Vocación al apostolado
Por otra parte, afirma el Concilio (AA), la Iglesia ha nacido con el fin de propagar el reino de Cristo en toda la tierra y hacer así a todos los hombres partícipes de la redención. La vocación cristiana es, por su misma naturaleza, vocación también al apostolado. Hay en la Iglesia diversidad de ministerios, pero unidad de misión. Los seglares, al haber recibido participación en el ministerio sacerdotal, profético y real de Cristo, Dios les llama a que ejerzan su apostolado en el mundo a manera de fermento. El deber y el derecho del seglar al apostolado deriva de su misma unión con Cristo. Insertos por el bautismo en el cuerpo místico de Cristo, robustecidos por la confirmación en la fortaleza del Espíritu Santo, es el mismo Señor el que los destina al apostolado.

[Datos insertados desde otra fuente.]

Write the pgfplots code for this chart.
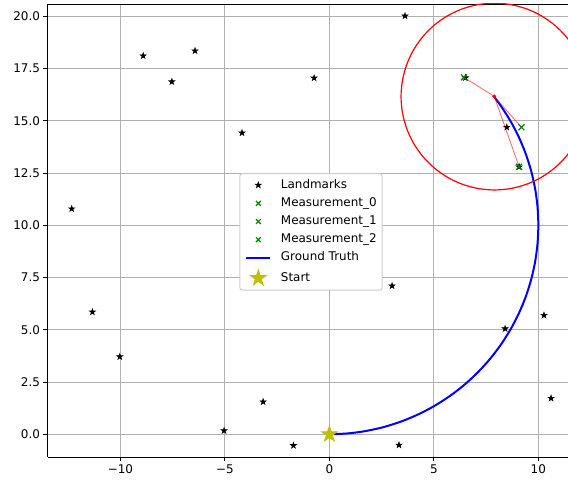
\documentclass[border=0pt]{standalone}
\usepackage{fontspec}
\setmainfont{DejaVu Sans}
\usepackage{pgfplots}
\pgfplotsset{compat=1.18}
\definecolor{mgreen}{rgb}{0,0.5,0}
\definecolor{myellow}{rgb}{0.75,0.75,0}
\definecolor{mgrid}{HTML}{B0B0B0}
\definecolor{mlegend}{HTML}{CCCCCC}
\pgfdeclareplotmark{mstar}{%
  \pgfpathmoveto{\pgfpointpolar{90}{\pgfplotmarksize}}%
  \pgfpathlineto{\pgfpointpolar{126}{0.381966\pgfplotmarksize}}%
  \pgfpathlineto{\pgfpointpolar{162}{\pgfplotmarksize}}%
  \pgfpathlineto{\pgfpointpolar{198}{0.381966\pgfplotmarksize}}%
  \pgfpathlineto{\pgfpointpolar{234}{\pgfplotmarksize}}%
  \pgfpathlineto{\pgfpointpolar{270}{0.381966\pgfplotmarksize}}%
  \pgfpathlineto{\pgfpointpolar{306}{\pgfplotmarksize}}%
  \pgfpathlineto{\pgfpointpolar{342}{0.381966\pgfplotmarksize}}%
  \pgfpathlineto{\pgfpointpolar{18}{\pgfplotmarksize}}%
  \pgfpathlineto{\pgfpointpolar{54}{0.381966\pgfplotmarksize}}%
  \pgfpathclose
  \pgfusepathqfillstroke
}
\pgfplotstableread{
x y
-12.33 10.79
-8.91 18.11
-7.54 16.87
-6.43 18.35
-4.18 14.42
-0.73 17.05
3.62 20.02
6.51 17.06
8.49 14.69
9.08 12.80
-11.34 5.85
-10.03 3.71
3.00 7.10
8.41 5.05
10.27 5.69
10.61 1.72
-3.17 1.55
-5.04 0.17
-1.72 -0.54
3.33 -0.52
}\landmarks
\begin{document}
\begin{tikzpicture}
\useasboundingbox (-47.7bp,-25bp) rectangle (520.3bp,457bp);
\begin{axis}[
  at={(0,0)}, anchor=south west,
  scale only axis, width=520.3bp, height=453bp,
  xmin=-13.48, xmax=11.42, ymin=-1.09, ymax=20.59,
  axis x line=box, axis y line=left,
  axis line style={-, line width=0.96bp, black},
  xtick={-10,-5,0,5,10}, xticklabels={−10,−5,0,5,10},
  ytick={0,2.5,5,7.5,10,12.5,15,17.5,20},
  yticklabels={0.0,2.5,5.0,7.5,10.0,12.5,15.0,17.5,20.0},
  xtick pos=left, ytick pos=left,
  tick align=outside, major tick length=4.2bp,
  every tick/.style={black, line width=0.96bp},
  grid=major, major grid style={mgrid, line width=0.96bp},
  tick label style={font=\fontsize{12}{14}\selectfont, black},
  legend style={at={(0.506,0.497)}, anchor=center, draw=mlegend, line width=0.96bp,
    rounded corners=2.4bp, fill=white, inner sep=5.5bp,
    font=\fontsize{12}{14}\selectfont, row sep=6.2bp, column sep=9.6bp,
    nodes={inner sep=0pt, text height=9bp, text depth=3bp}},
  legend cell align=left,
  legend image code/.code={\draw[mark repeat=2,mark phase=2,#1] plot coordinates {(0bp,0bp) (12bp,0bp) (24bp,0bp)};},
]
\addplot[only marks, mark=mstar, mark size=3.1bp, mark options={fill=black, draw=black, line width=0.6bp, sharp corners}] table[x=x,y=y] {\landmarks};
\addlegendentry{Landmarks}
\addplot[only marks, mark=x, mark size=4.2bp, mgreen, mark options={line width=1.2bp, sharp corners}, legend image post style={mark size=3.4bp}] coordinates {(6.44,17.08)};
\addlegendentry{Measurement\_0}
\addplot[only marks, mark=x, mark size=4.2bp, mgreen, mark options={line width=1.2bp, sharp corners}, legend image post style={mark size=3.4bp}] coordinates {(9.19,14.69)};
\addlegendentry{Measurement\_1}
\addplot[only marks, mark=x, mark size=4.2bp, mgreen, mark options={line width=1.2bp, sharp corners}, legend image post style={mark size=3.4bp}] coordinates {(9.08,12.80)};
\addlegendentry{Measurement\_2}
\addplot[blue, line width=2bp, smooth, no marks, sharp corners] coordinates {
(0,0) (0.8716,0.0381) (1.7365,0.1519) (2.5882,0.3407) (3.4202,0.6031) (4.2262,0.9369)
(5.0000,1.3397) (5.7358,1.8085) (6.4279,2.3396) (7.0711,2.9289) (7.6604,3.5721)
(8.1915,4.2642) (8.6603,5.0000) (9.0631,5.7738) (9.3969,6.5798) (9.6593,7.4118)
(9.8481,8.2635) (9.9619,9.1284) (10,10) (9.9619,10.8716) (9.8481,11.7365)
(9.6593,12.5882) (9.3969,13.4202) (9.0631,14.2262) (8.6603,15.0000) (8.1915,15.7358)
(7.8801,16.1566)};
\addlegendentry{Ground Truth}
\addplot[only marks, mark=mstar, mark size=8bp, myellow, mark options={fill=myellow, draw=myellow, line width=1bp, sharp corners}] coordinates {(0,0)};
\addlegendentry{Start}
% sensor range circle
\addplot[red, line width=1.2bp, smooth, no marks, forget plot] coordinates {
(12.37,16.16) (12.302,16.936) (12.100,17.689) (11.771,18.395) (11.324,19.033)
(10.773,19.584) (10.135,20.031) (9.429,20.360) (8.676,20.562) (7.90,20.63)
(7.124,20.562) (6.371,20.360) (5.665,20.031) (5.027,19.584) (4.476,19.033)
(4.029,18.395) (3.700,17.689) (3.498,16.936) (3.43,16.16) (3.498,15.384)
(3.700,14.631) (4.029,13.925) (4.476,13.287) (5.027,12.736) (5.665,12.289)
(6.371,11.960) (7.124,11.758) (7.90,11.69) (8.676,11.758) (9.429,11.960)
(10.135,12.289) (10.773,12.736) (11.324,13.287) (11.771,13.925) (12.100,14.631)
(12.302,15.384) (12.37,16.16)};
% measurement rays
\addplot[red, opacity=0.6, line width=0.8bp, no marks, forget plot] coordinates {(7.89,16.17) (6.44,17.08)};
\addplot[red, opacity=0.6, line width=0.8bp, no marks, forget plot] coordinates {(7.89,16.17) (9.19,14.69)};
\addplot[red, opacity=0.6, line width=0.8bp, no marks, forget plot] coordinates {(7.89,16.17) (9.08,12.80)};
% robot position
\addplot[only marks, mark=*, mark size=1.8bp, red, forget plot] coordinates {(7.89,16.17)};
\end{axis}
\end{tikzpicture}
\end{document}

Son los sacramentos, y sobre todo la Eucaristía, los que comunican y alimentan en los fieles la caridad que es como el alma de todo apostolado. Más aún, el precepto de la caridad urge a todos los cristianos a procurar la gloria de Dios por el advenimiento de su reino y la vida eterna a todos los hombres. Por consiguiente, a todos los cristianos se impone la gloriosa tarea apostólica.
A tal efecto la AA da instrucciones para la evangelización y santificación de las personas, la renovación cristiana del orden temporal, la acción caritativa. Se examinan los diversos campos del apostolado en las diferentes comunidades eclesiales como las parroquias, la familia y particularmente en la juventud y en el medio social. Se describen las diferentes formas del apostolado ya sea individual o en comunidades o asociaciones; se encomienda la misión a la Jerarquía de fomentar el apostolado seglar, proporcionarle los principios y ayudas espirituales y ordenar su ejercicio al bien común de la Iglesia y vigilar que se guarden la doctrina y el orden y, por último, los laicos, si han de ser luz y levadura, han de recibir la formación adecuada, para una mayor eficacia, tanto en la propia santificación como en procurar la de los demás.

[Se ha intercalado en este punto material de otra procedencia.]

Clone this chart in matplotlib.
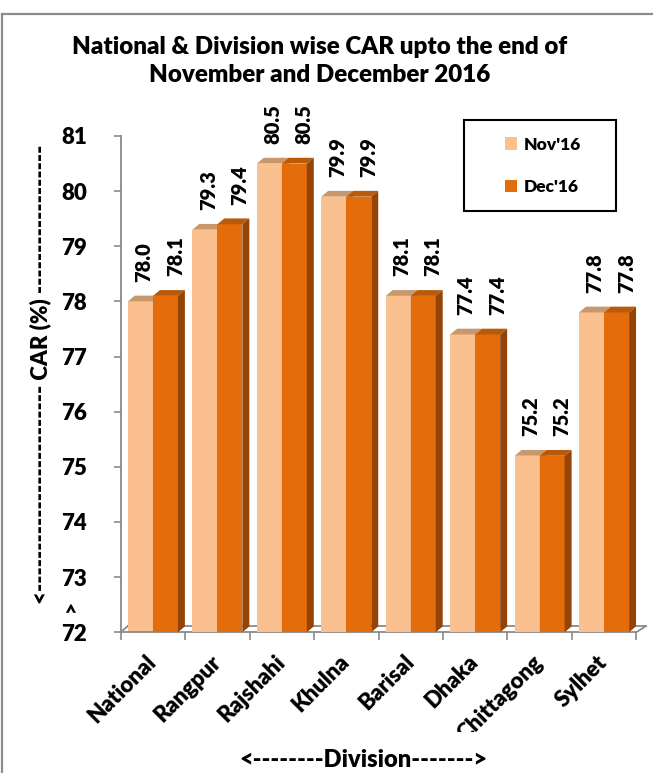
import matplotlib
matplotlib.use("Agg")
import matplotlib.pyplot as plt
from matplotlib.patches import Polygon, Rectangle, Patch
from matplotlib.lines import Line2D
from matplotlib.transforms import Bbox, TransformedBbox

# ---------------- data ----------------
categories = ["National", "Rangpur", "Rajshahi", "Khulna", "Barisal", "Dhaka", "Chittagong", "Sylhet"]
nov_values = [78.0, 79.3, 80.5, 79.9, 78.1, 77.4, 75.2, 77.8]
dec_values = [78.1, 79.4, 80.5, 79.9, 78.1, 77.4, 75.2, 77.8]
series_names = ["Nov'16", "Dec'16"]
yticks = [72, 73, 74, 75, 76, 77, 78, 79, 80, 81]

# ---------------- style ----------------
FONT = "Lato"
WT = "heavy"
plt.rcParams["font.family"] = [FONT, "DejaVu Sans"]
plt.rcParams["font.weight"] = WT

W, H = 653, 773
fig = plt.figure(figsize=(W / 100, H / 100), dpi=100)
fig.patch.set_facecolor("white")

def fx(px):
    return px / W

def fy(py):
    return 1 - py / H

ax_left, ax_right, ax_top, ax_bot = 120.7, 636.3, 136.0, 632.2
ax = fig.add_axes([fx(ax_left), fy(ax_bot), fx(ax_right) - fx(ax_left), (ax_bot - ax_top) / H])
ax.set_xlim(-0.5, len(categories) - 0.5)
ax.set_ylim(72, 81)
ax.patch.set_alpha(0)

nov_front, nov_top, nov_side = "#FAC090", "#C9976C", "#C9976C"
dec_front, dec_top, dec_side = "#E46C0A", "#B95A0B", "#934406"
gray = "#8A8A8A"

bw = 0.388          # bar width (category units)
bdx, bdy = 0.108, 0.105   # bar depth offsets
fdx, fdy = 0.15, 0.112    # floor depth offsets

# floor
floor_kw = dict(color=gray, lw=1.3, clip_on=False, zorder=1)
ax.plot([-0.5 + fdx * 0.75, len(categories) - 0.5 + fdx], [72 + fdy, 72 + fdy], **floor_kw)
ax.plot([-0.5, -0.5 + fdx * 0.75], [72, 72 + fdy], **floor_kw)
ax.plot([len(categories) - 0.5, len(categories) - 0.5 + fdx], [72, 72 + fdy], **floor_kw)

def bar3d(xc, v, front, top, side, z):
    x0, x1 = xc - bw / 2, xc + bw / 2
    ax.add_patch(Rectangle((x0, 72), bw, v - 72, facecolor=front, edgecolor="none", zorder=z, clip_on=False))
    ax.add_patch(Polygon([(x0, v), (x1, v), (x1 + bdx, v + bdy), (x0 + bdx, v + bdy)],
                         closed=True, facecolor=top, edgecolor="none", zorder=z, clip_on=False))
    ax.add_patch(Polygon([(x1, 72), (x1 + bdx, 72 + bdy), (x1 + bdx, v + bdy), (x1, v)],
                         closed=True, facecolor=side, edgecolor="none", zorder=z, clip_on=False))

label_kw = dict(rotation=90, ha="center", va="bottom", fontsize=14.5, fontweight=WT,
                textcoords="offset points", annotation_clip=False, color="black")
for i, (n, d) in enumerate(zip(nov_values, dec_values)):
    xn = i - bw / 2
    xd = i + bw / 2
    bar3d(xn, n, nov_front, nov_top, nov_side, 2 + i * 2)
    bar3d(xd, d, dec_front, dec_top, dec_side, 3 + i * 2)
    ax.annotate(f"{n:.1f}", xy=(xn + bdx / 2, n + bdy), xytext=(0, 10), **label_kw)
    ax.annotate(f"{d:.1f}", xy=(xd + bdx / 2 + 0.1, d + bdy), xytext=(0, 10), **label_kw)

# axes styling
for s in ["top", "right"]:
    ax.spines[s].set_visible(False)
for s in ["left", "bottom"]:
    ax.spines[s].set_color(gray)
    ax.spines[s].set_linewidth(1.3)
ax.set_yticks(yticks)
ax.set_yticklabels([str(t) for t in yticks], fontsize=16, fontweight=WT)
ax.tick_params(axis="y", direction="out", length=5, width=1.2, color=gray, pad=19)

ax.set_xticks(range(len(categories)))
ax.set_xticklabels([])
ax.set_xticks([i - 0.5 for i in range(len(categories) + 1)], minor=True)
ax.tick_params(axis="x", which="major", length=0)
ax.tick_params(axis="x", which="minor", direction="out", length=6, width=1.2, color=gray)

clip = TransformedBbox(Bbox([[0, 41 / H], [1, 1]]), fig.transFigure)
for i, c in enumerate(categories):
    t = ax.annotate(c, xy=(i, 72), xytext=(0, -19), textcoords="offset points",
                    rotation=45, rotation_mode="anchor", ha="right", va="center",
                    fontsize=16, fontweight=WT, annotation_clip=False)
    t.set_clip_box(clip)
    t.set_clip_on(True)

# x label
fig.text(fx(363), fy(760), "<" + "-" * 8 + "Division" + "-" * 7 + ">", ha="center", va="center",
         fontsize=17, fontweight=WT)

# y label
fig.text(fx(40), fy(374), "<" + "-" * 25 + " CAR (%) " + "-" * 18, rotation=90,
         ha="center", va="center", fontsize=16, fontweight=WT)
fig.text(fx(70), fy(606), ">", rotation=90, ha="center", va="center", fontsize=15, fontweight=WT)

# title
fig.text(fx(320), fy(61), "National & Division wise CAR upto the end of\nNovember and December 2016",
         ha="center", va="center", fontsize=17.4, fontweight=WT, linespacing=1.3)

# legend
fig.add_artist(Rectangle((fx(464), fy(211)), fx(616) - fx(464), (211 - 120) / H,
                         transform=fig.transFigure, facecolor="white", edgecolor="black", lw=1.5, zorder=20))
handles = [Patch(facecolor=nov_front, edgecolor="none", label=series_names[0]),
           Patch(facecolor=dec_front, edgecolor="none", label=series_names[1])]
leg = fig.legend(handles=handles, loc="center", bbox_to_anchor=(fx(543), fy(166)),
                 bbox_transform=fig.transFigure, frameon=False,
                 prop={"weight": WT, "size": 12.5},
                 handlelength=0.7, handleheight=0.7, handletextpad=0.35, labelspacing=1.55)
leg.set_zorder(21)

# outer frame (partial, like the screenshot)
fig.add_artist(Line2D([fx(2), fx(2)], [0, fy(14)], color="#8C8C8C", lw=1.6, transform=fig.transFigure))
fig.add_artist(Line2D([fx(2), 1], [fy(14), fy(14)], color="#8C8C8C", lw=1.6, transform=fig.transFigure))

fig.savefig("out.png", dpi=100, facecolor="white")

Al cabo de 50 años, ante la grave situación de la Iglesia en el mundo occidental, cabe plantearse: ¿En términos generales, ha respondido el laicado al decisivo protagonismo que los padres conciliares le encomendaron? ¿Está realmente preparado? ¿Es consciente y responsable de su papel dentro de la Iglesia?
El Sínodo de los Obispos, que acaba de celebrarse, urge de nuevo a los fieles para que, fortalecidos en la fe, no tengan miedo ante las actuales dificultades y les recuerda que para tener credibilidad es necesaria la conversión de vida y para evangelizar hay que estar evangelizados. Es decir, la antigua estrategia de la formación y de la santidad.